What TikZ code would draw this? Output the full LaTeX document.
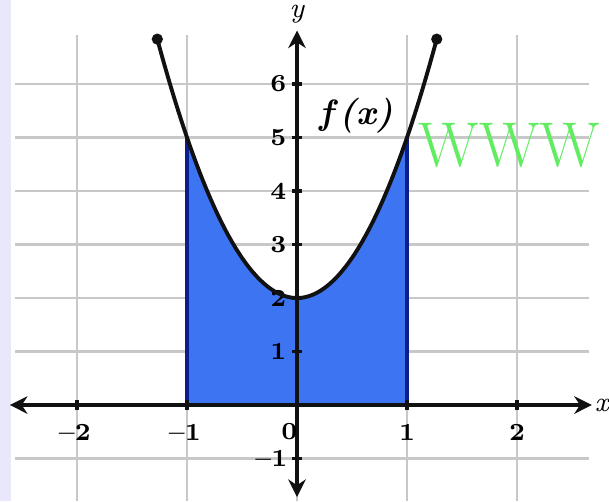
\documentclass[tikz,border=0pt]{standalone}
\usetikzlibrary{arrows.meta}
\definecolor{ink}{HTML}{111111}
\definecolor{gridgray}{HTML}{C8C8C8}
\definecolor{areablue}{HTML}{3D74F2}
\definecolor{edgeblue}{HTML}{0A1E8C}
\definecolor{lavender}{HTML}{E9E7FA}
\definecolor{wmgreen}{HTML}{62EC62}

\begin{document}
\begin{tikzpicture}[x=1.1cm,y=.535cm,
          every node/.style={font=\fontsize{7}{8}\selectfont\bfseries,inner sep=1pt},
          gridline/.style={gridgray,line width=.7pt},
          axis/.style={{Stealth[length=5pt,width=5pt]}-{Stealth[length=5pt,width=5pt]},ink,line width=.9pt},
          tickmark/.style={ink,line width=.9pt},
          curve/.style={ink,line width=1.1pt},
          area/.style={fill=areablue}]
        \useasboundingbox (-2.7,-1.794) rectangle (2.836,7.57);
        \fill[lavender] (-2.7,-1.794) rectangle (-2.6,7.57);

        % grid
        \foreach \i in {-2,...,2}
          \draw[gridline] (\i,-1.794) -- (\i,6.92);
        \foreach \j in {-1,...,6}
          \draw[gridline] (-2.56,\j) -- (2.65,\j);

        % shaded area under f on [-1,1]
        \fill[area] (-1,0) -- plot[domain=-1:1,samples=60] (\x,{3*\x*\x+2}) -- (1,0) -- cycle;
        \draw[edgeblue,line width=1pt] (-1,0) -- (-1,5);
        \draw[edgeblue,line width=1pt] (1,0) -- (1,5);

        % axes
        \coordinate (xl) at (-2.61,0);
        \coordinate (xr) at (2.68,0);
        \coordinate (yb) at (0,-1.72);
        \coordinate (yt) at (0,7.0);
        \draw[axis] (xl) -- (xr);
        \draw[axis] (yb) -- (yt);
        \node[font=\fontsize{8}{9}\selectfont\itshape] (xlab) at (2.77,0) {x};
        \node[font=\fontsize{8}{9}\selectfont\itshape] (ylab) at (0,7.3) {y};

        % ticks
        \foreach \i in {-2,-1,1,2}
          \draw[tickmark] (\i,-.1) -- (\i,.1);
        \foreach \j in {-1,1,2,3,4,5,6}
          \draw[tickmark] (-.045,\j) -- (.045,\j);
        \node (tm2) at (-2.02,-.52) {--2};
        \node (tm1) at (-1.02,-.52) {--1};
        \node (tp1) at (1,-.52) {1};
        \node (tp2) at (2,-.52) {2};
        \node (t0) at (-.07,-.5) {0};
        \node[anchor=east] (tym1) at (-.05,-1) {--1};
        \foreach \j in {1,...,6}
          \node[anchor=east] (ty\j) at (-.06,\j) {\j};

        % the curve
        \coordinate (cl) at (-1.27,{3*1.27*1.27+2});
        \coordinate (cr) at (1.27,{3*1.27*1.27+2});
        \draw[curve] plot[domain=-1.27:1.27,samples=80] (\x,{3*\x*\x+2});
        \fill[ink] (cl) circle (1.6pt);
        \fill[ink] (cr) circle (1.6pt);
        \node[font=\fontsize{10}{11}\selectfont\bfseries\itshape] (flab) at (.54,5.4) {f\,(x)};

        \node[font=\fontsize{18}{20}\selectfont,text=wmgreen,inner sep=0pt] (wm) at (1.93,4.85) {WWW};
      \end{tikzpicture}
\end{document}
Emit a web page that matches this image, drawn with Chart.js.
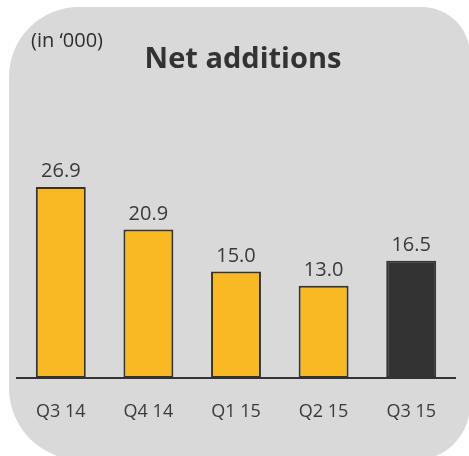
<!DOCTYPE html>
<html>
<head>
<meta charset="utf-8">
<script src="https://cdn.jsdelivr.net/npm/chart.js@4"></script>
<style>
    html, body { margin: 0; padding: 0; background: #ffffff; overflow: hidden; }
    #wrap { position: relative; width: 469px; height: 456px; overflow: hidden; }
    #panel {
        position: absolute; left: 9px; top: 7px; width: 461px; height: 453px;
        background: #d9d9d9;
        border-radius: 70px 48px 55px 72px;
    }
    #chart { position: absolute; left: 0; top: 0; }
</style>
</head>
<body>
<div id="wrap">
    <div id="panel"></div>
    <canvas id="chart" width="469" height="456"></canvas>
</div>
<script>
const quarters = ['Q3 14', 'Q4 14', 'Q1 15', 'Q2 15', 'Q3 15'];
const netAdditions = [26.9, 20.9, 15.0, 13.0, 16.5];
const yTicks = [0, 30];

const YELLOW = '#f8b924';
const DARK = '#333333';
const FONT = '"Open Sans", "Noto Sans", sans-serif';

// last quarter is highlighted in dark grey
const barColors = netAdditions.map((v, i) => i === netAdditions.length - 1 ? DARK : YELLOW);

const headerPlugin = {
    id: 'header',
    afterDraw(chart) {
        const ctx = chart.ctx;
        ctx.save();
        ctx.fillStyle = '#333333';
        ctx.textBaseline = 'alphabetic';
        ctx.font = 'bold 29px ' + FONT;
        ctx.textAlign = 'center';
        ctx.fillText('Net additions', 243, 68);
        ctx.fillStyle = '#2e2e2e';
        ctx.font = '20px ' + FONT;
        ctx.textAlign = 'left';
        ctx.fillText('(in \u2018000)', 31, 47);
        ctx.restore();
    }
};

const valueLabels = {
    id: 'valueLabels',
    afterDatasetsDraw(chart) {
        const ctx = chart.ctx;
        const meta = chart.getDatasetMeta(0);
        ctx.save();
        ctx.fillStyle = '#3a3a3a';
        ctx.font = '20px ' + FONT;
        ctx.textAlign = 'center';
        ctx.textBaseline = 'alphabetic';
        meta.data.forEach((bar, i) => {
            ctx.fillText(netAdditions[i].toFixed(1), bar.x, bar.y - 10);
        });
        ctx.restore();
    }
};

new Chart(document.getElementById('chart'), {
    type: 'bar',
    data: {
        labels: quarters,
        datasets: [{
            data: netAdditions,
            backgroundColor: barColors,
            borderColor: DARK,
            borderWidth: 2,
            borderSkipped: false,
            barPercentage: 0.57,
            categoryPercentage: 1.0
        }]
    },
    options: {
        responsive: false,
        animation: false,
        layout: {
            padding: { top: 165, left: 17, right: 14, bottom: 0 }
        },
        plugins: {
            legend: { display: false },
            tooltip: { enabled: false }
        },
        scales: {
            x: {
                grid: { display: false, drawTicks: false },
                border: { display: true, color: DARK, width: 2 },
                ticks: {
                    color: '#3a3a3a',
                    padding: 23,
                    font: { family: FONT, size: 18 }
                },
                afterFit(scale) { scale.height = 78; }
            },
            y: {
                display: false,
                min: yTicks[0],
                max: yTicks[1]
            }
        }
    },
    plugins: [headerPlugin, valueLabels]
});
</script>
</body>
</html>
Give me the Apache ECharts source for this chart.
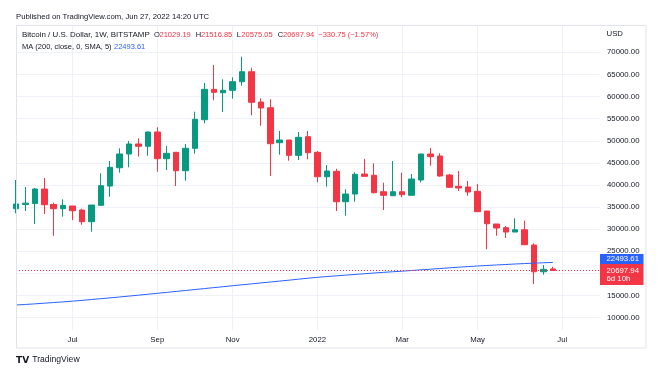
<!DOCTYPE html>
<html><head><meta charset="utf-8">
<script src="https://cdn.jsdelivr.net/npm/echarts@6/dist/echarts.min.js"></script>
<style>html,body{margin:0;padding:0;background:#fff}#c{width:658px;height:370px}</style>
</head><body><div id="c"></div>
<script>
const weeks = ['2021-05-24','2021-05-31','2021-06-07','2021-06-14','2021-06-21','2021-06-28','2021-07-05','2021-07-12','2021-07-19','2021-07-26',
'2021-08-02','2021-08-09','2021-08-16','2021-08-23','2021-08-30','2021-09-06','2021-09-13','2021-09-20','2021-09-27','2021-10-04',
'2021-10-11','2021-10-18','2021-10-25','2021-11-01','2021-11-08','2021-11-15','2021-11-22','2021-11-29','2021-12-06','2021-12-13',
'2021-12-20','2021-12-27','2022-01-03','2022-01-10','2022-01-17','2022-01-24','2022-01-31','2022-02-07','2022-02-14','2022-02-21',
'2022-02-28','2022-03-07','2022-03-14','2022-03-21','2022-03-28','2022-04-04','2022-04-11','2022-04-18','2022-04-25','2022-05-02',
'2022-05-09','2022-05-16','2022-05-23','2022-05-30','2022-06-06','2022-06-13','2022-06-20','2022-06-27','2022-07-04','2022-07-11',
'2022-07-18','2022-07-25','2022-08-01'];
const openVals = [34640,35600,35800,39090,35600,34640,35250,34340,31700,35400,39770,43900,47010,49270,48750,51980,45940,47390,43230,48290,54760,61630,60865,61410,63350,65610,58760,57470,49560,50170,46710,50920,47390,41870,43090,36220,37960,42480,42190,38480,37580,38480,37670,41130,47010,46550,42260,39700,39550,38570,34120,31180,30340,29370,29890,26430,20390,21029.19];
const closeVals = [35700,35900,39090,35540,34640,35400,34190,31700,35470,39840,43990,47010,49270,48750,51980,45940,47160,43230,48290,54850,61630,60955,61410,63350,65610,58700,57410,49330,50170,46710,50780,47300,41870,43160,36220,37960,42420,41960,38250,37670,38480,37800,41350,47010,46400,42030,39480,39320,38410,33960,31250,30280,29370,29890,26500,20390,20940,20697.94];
const lowVals = [33600,34120,31180,33440,28530,32830,32080,31020,29440,35400,37350,42780,44000,46400,46620,43000,43390,39770,40970,47070,53950,59150,56500,59510,62450,55760,53400,42030,46850,45490,45650,45810,40610,39610,34120,33060,36220,41870,38120,34340,37580,37220,37670,40600,44360,41870,39320,38640,37580,33960,25460,28530,28010,29370,26500,17610,19720,20575.05];
const highVals = [41130,39540,39320,41580,36000,36760,35250,34640,35470,42640,45420,48290,49950,50550,52100,53040,48810,47390,49270,56570,63060,67130,63900,64350,69000,66520,59600,59370,52210,50170,51980,52210,47680,44520,43680,39020,42870,45900,44900,40520,45420,42780,42480,47010,48360,47160,42480,43160,40900,40220,34120,31180,30730,32470,31930,26820,21910,21516.85];
const maVals = [12870,12990,13130,13280,13430,13580,13740,13920,14110,14300,14490,14680,14890,15090,15300,15510,15720,15940,16150,16370,16580,16800,17010,17230,17440,17650,17860,18070,18280,18490,18710,18920,19130,19300,19460,19620,19780,19940,20100,20250,20390,20520,20670,20820,20970,21120,21270,21420,21560,21690,21810,21920,22030,22140,22240,22330,22420,22493.61];
const tickDates = ['2021-07-05','2021-09-06','2021-11-01','2022-01-03','2022-03-07','2022-05-02','2022-07-04'];
const tickLabels = ['Jul','Sep','Nov','2022','Mar','May','Jul'];
const yTicks = [10000,15000,20000,25000,30000,35000,40000,45000,50000,55000,60000,65000,70000];

const UP = '#089981', DOWN = '#f23645', BLUE = '#2962ff', TXT = '#131722';
const FONT = 'Liberation Sans';
const candles = openVals.map((o, i) => [o, closeVals[i], lowVals[i], highVals[i]]);
const lastClose = closeVals[closeVals.length - 1];
const lastMA = maVals[maVals.length - 1];
const showTick = (idx, val) => tickDates.indexOf(val) >= 0;

const chart = echarts.init(document.getElementById('c'), null, {renderer: 'canvas'});
chart.setOption({
  animation: false,
  backgroundColor: '#fff',
  grid: {left: 16, top: 25, right: 58, bottom: 40, containLabel: false},
  xAxis: {
    type: 'category', data: weeks, boundaryGap: false,
    axisLine: {show: false}, axisTick: {show: false},
    axisLabel: {interval: showTick, formatter: v => tickLabels[tickDates.indexOf(v)] || '',
      color: TXT, fontSize: 7.8, fontFamily: FONT, margin: 6},
    splitLine: {show: true, interval: showTick, lineStyle: {color: '#eef1f7', width: 1}}
  },
  yAxis: {
    type: 'value', position: 'right', min: 7219, max: 76172, scale: true,
    axisLine: {show: false},
    axisTick: {show: false, customValues: yTicks},
    axisLabel: {customValues: yTicks, formatter: v => v.toFixed(2), color: TXT, fontSize: 7.8, fontFamily: FONT, margin: 7},
    splitLine: {show: true, lineStyle: {color: '#eef1f7', width: 1}}
  },
  series: [
    {
      type: 'candlestick', data: candles, barWidth: 6, clip: true,
      itemStyle: {color: UP, color0: DOWN, borderColor: UP, borderColor0: DOWN, borderWidth: 1},
      markLine: {silent: true, symbol: ['none','none'], label: {show: false},
        lineStyle: {color: DOWN, type: [1, 2], width: 1},
        data: [{yAxis: lastClose}]}
    },
    {
      type: 'line', data: maVals, showSymbol: false, clip: true,
      lineStyle: {color: BLUE, width: 1}, z: 3
    }
  ]
});

const yC = chart.convertToPixel({yAxisIndex: 0}, lastClose);
const HS = 7.5;
const txt = (x, y, text, fill, size, weight, family) => ({type: 'text', x: x, y: y, z: 100, silent: true,
  style: {text: text, fill: fill, font: (weight || 'normal') + ' ' + (size || HS) + 'px "' + (family || FONT) + '"', verticalAlign: 'middle'}});
chart.setOption({
  graphic: [
    {type: 'rect', z: 90, shape: {x: 16.5, y: 25.5, width: 629.5, height: 322.5}, style: {fill: 'none', stroke: '#e0e3eb', lineWidth: 1}, silent: true},
    txt(16, 17, 'Published on TradingView.com, Jun 27, 2022 14:20 UTC', TXT, 7.7),
    txt(22, 35, 'Bitcoin / U.S. Dollar, 1W, BITSTAMP', TXT, 7.95),
    txt(154, 35, 'O', TXT), txt(159.5, 35, openVals[openVals.length-1].toFixed(2), DOWN),
    txt(195.7, 35, 'H', TXT), txt(201, 35, highVals[highVals.length-1].toFixed(2), DOWN),
    txt(236.7, 35, 'L', TXT), txt(241.3, 35, lowVals[lowVals.length-1].toFixed(2), DOWN),
    txt(277.7, 35, 'C', TXT), txt(283, 35, lastClose.toFixed(2), DOWN),
    txt(318.3, 35, '\u2212330.75 (\u22121.57%)', DOWN),
    txt(22, 47, 'MA (200, close, 0, SMA, 5)', TXT),
    txt(114, 47, lastMA.toFixed(2), BLUE),
    txt(606.5, 34, 'USD', TXT, 7.8),
    {type: 'rect', z: 99, shape: {x: 600, y: yC - 16.5, width: 43.5, height: 10.5}, style: {fill: BLUE}, silent: true},
    txt(606.5, yC - 11.2, lastMA.toFixed(2), '#fff', 7.8),
    {type: 'rect', z: 99, shape: {x: 600, y: yC - 6.3, width: 43.5, height: 21}, style: {fill: DOWN}, silent: true},
    txt(606.5, yC + 0.3, lastClose.toFixed(2), '#fff', 7.8),
    txt(606.5, yC + 8.6, '6d 10h', '#fff', 7.8),
    txt(16, 360.5, 'TV', TXT, 9, '900', 'DejaVu Sans'),
    txt(32.3, 360, 'TradingView', TXT, 8.6)
  ]
});
</script></body></html>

THE EXERCISE – Tell how many lines contain the word "this", using only the number.

WRITTEN RESPONSE – 3